Stated task
Take each line containing "this" and report it exactly as written.
* * *
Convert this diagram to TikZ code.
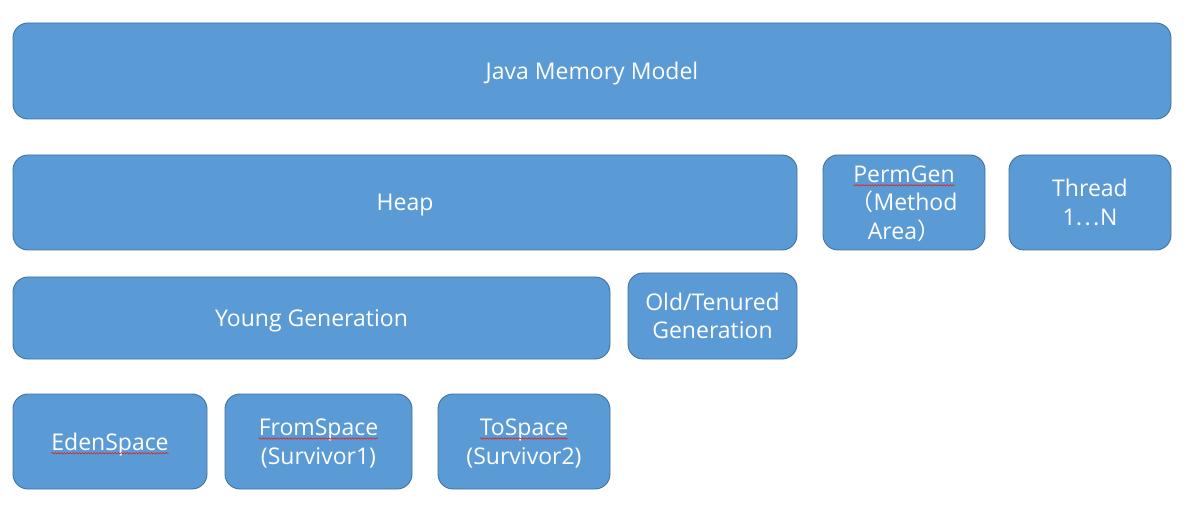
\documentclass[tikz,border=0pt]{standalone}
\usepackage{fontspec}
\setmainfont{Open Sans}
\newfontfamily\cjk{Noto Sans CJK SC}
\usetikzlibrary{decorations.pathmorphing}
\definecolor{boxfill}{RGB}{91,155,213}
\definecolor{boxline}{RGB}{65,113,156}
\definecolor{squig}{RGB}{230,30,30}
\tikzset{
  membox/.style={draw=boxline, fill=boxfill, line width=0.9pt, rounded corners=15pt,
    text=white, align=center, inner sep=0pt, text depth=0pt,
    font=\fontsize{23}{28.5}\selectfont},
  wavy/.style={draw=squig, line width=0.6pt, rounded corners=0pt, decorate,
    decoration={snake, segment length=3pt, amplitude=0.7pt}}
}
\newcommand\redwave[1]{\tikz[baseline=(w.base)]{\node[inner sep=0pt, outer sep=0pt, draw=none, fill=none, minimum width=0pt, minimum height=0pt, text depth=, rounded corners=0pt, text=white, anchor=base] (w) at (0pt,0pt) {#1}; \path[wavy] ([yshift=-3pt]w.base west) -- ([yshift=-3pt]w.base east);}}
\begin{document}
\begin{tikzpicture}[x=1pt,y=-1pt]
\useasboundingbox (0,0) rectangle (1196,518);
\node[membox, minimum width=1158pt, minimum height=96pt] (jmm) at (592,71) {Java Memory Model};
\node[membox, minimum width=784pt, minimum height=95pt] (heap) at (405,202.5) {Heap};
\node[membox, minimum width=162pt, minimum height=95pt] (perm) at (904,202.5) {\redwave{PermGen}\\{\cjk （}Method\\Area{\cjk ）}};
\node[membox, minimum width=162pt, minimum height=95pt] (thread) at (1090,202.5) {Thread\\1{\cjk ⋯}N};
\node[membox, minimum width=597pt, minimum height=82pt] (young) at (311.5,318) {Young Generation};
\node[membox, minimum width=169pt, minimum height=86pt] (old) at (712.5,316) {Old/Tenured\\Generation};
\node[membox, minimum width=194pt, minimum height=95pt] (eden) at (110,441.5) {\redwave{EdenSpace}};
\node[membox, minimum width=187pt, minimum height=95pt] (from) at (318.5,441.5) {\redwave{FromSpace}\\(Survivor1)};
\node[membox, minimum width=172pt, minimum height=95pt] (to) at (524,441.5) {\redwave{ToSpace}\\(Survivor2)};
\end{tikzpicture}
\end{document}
* * *
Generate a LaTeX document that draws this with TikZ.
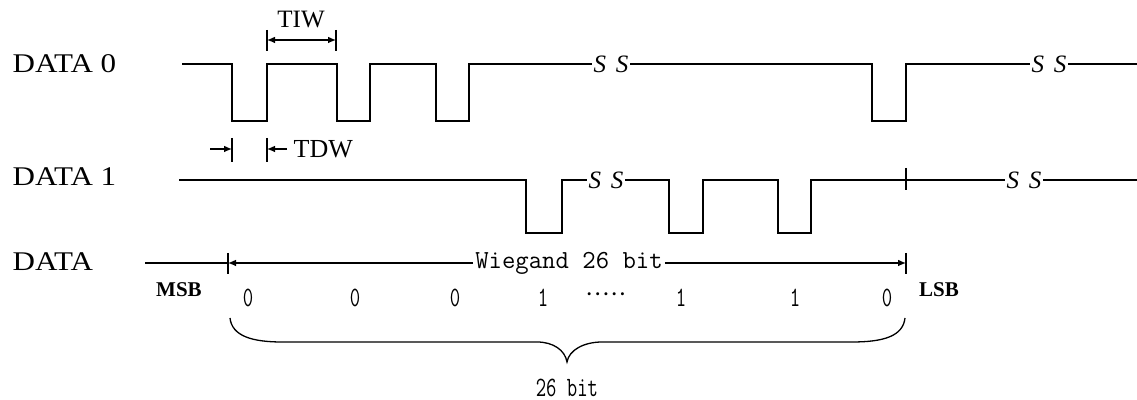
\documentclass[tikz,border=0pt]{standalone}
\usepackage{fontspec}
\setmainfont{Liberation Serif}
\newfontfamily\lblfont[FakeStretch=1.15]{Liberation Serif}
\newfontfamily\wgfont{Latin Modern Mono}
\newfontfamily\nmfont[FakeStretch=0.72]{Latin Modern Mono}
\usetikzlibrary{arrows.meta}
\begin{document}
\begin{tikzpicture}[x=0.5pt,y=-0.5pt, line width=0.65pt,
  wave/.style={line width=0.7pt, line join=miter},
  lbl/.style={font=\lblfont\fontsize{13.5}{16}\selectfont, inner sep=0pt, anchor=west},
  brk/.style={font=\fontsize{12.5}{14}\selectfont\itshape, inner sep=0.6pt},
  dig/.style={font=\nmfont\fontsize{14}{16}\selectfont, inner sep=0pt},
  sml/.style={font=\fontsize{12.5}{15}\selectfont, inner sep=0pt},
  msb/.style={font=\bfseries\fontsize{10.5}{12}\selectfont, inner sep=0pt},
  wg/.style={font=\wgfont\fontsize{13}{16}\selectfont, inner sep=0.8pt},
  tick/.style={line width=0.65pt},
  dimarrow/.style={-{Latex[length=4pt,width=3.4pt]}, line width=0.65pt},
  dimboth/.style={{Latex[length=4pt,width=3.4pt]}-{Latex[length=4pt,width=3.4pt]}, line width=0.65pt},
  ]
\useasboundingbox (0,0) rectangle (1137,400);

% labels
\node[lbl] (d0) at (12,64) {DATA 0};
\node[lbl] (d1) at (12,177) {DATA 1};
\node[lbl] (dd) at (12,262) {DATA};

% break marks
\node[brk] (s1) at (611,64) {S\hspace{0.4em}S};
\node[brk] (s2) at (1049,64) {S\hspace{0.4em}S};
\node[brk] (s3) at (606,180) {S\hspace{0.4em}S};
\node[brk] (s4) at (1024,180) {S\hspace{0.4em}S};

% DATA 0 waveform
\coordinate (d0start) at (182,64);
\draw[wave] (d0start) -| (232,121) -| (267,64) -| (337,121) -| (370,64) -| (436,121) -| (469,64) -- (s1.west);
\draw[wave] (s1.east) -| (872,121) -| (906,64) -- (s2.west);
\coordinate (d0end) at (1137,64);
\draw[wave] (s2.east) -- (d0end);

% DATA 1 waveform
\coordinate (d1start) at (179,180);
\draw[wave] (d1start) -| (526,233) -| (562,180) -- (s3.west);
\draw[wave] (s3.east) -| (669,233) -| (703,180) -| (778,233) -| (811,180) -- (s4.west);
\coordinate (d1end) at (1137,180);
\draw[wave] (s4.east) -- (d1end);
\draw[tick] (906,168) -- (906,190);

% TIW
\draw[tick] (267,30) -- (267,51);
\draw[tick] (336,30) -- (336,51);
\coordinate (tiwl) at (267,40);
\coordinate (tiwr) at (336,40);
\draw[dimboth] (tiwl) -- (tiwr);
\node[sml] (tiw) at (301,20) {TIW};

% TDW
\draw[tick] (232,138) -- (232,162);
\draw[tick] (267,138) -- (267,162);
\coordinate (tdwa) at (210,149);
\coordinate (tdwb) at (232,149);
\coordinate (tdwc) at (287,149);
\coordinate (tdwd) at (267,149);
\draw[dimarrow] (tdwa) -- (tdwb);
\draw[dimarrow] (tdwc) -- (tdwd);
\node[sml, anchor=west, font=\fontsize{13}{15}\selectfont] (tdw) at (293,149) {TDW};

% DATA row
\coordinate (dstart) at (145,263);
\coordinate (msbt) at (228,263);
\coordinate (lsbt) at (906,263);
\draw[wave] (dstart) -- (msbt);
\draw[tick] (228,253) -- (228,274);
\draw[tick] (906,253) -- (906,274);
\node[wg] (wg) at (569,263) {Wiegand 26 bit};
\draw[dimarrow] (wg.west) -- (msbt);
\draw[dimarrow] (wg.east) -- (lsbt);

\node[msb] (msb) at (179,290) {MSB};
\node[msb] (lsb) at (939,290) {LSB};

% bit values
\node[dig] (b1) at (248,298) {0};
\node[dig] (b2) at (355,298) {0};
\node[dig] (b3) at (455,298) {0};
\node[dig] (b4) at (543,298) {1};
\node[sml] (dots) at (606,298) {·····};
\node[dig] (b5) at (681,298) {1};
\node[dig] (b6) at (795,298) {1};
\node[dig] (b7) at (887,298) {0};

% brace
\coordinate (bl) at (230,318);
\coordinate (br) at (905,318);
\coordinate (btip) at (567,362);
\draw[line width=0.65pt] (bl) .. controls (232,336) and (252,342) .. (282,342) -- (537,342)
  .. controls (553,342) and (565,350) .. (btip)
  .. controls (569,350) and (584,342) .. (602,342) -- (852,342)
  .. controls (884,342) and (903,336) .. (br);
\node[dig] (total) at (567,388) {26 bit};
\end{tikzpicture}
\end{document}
* * *
Complete output
Convert this diagram to TikZ code.
Generate a LaTeX document that draws this with TikZ.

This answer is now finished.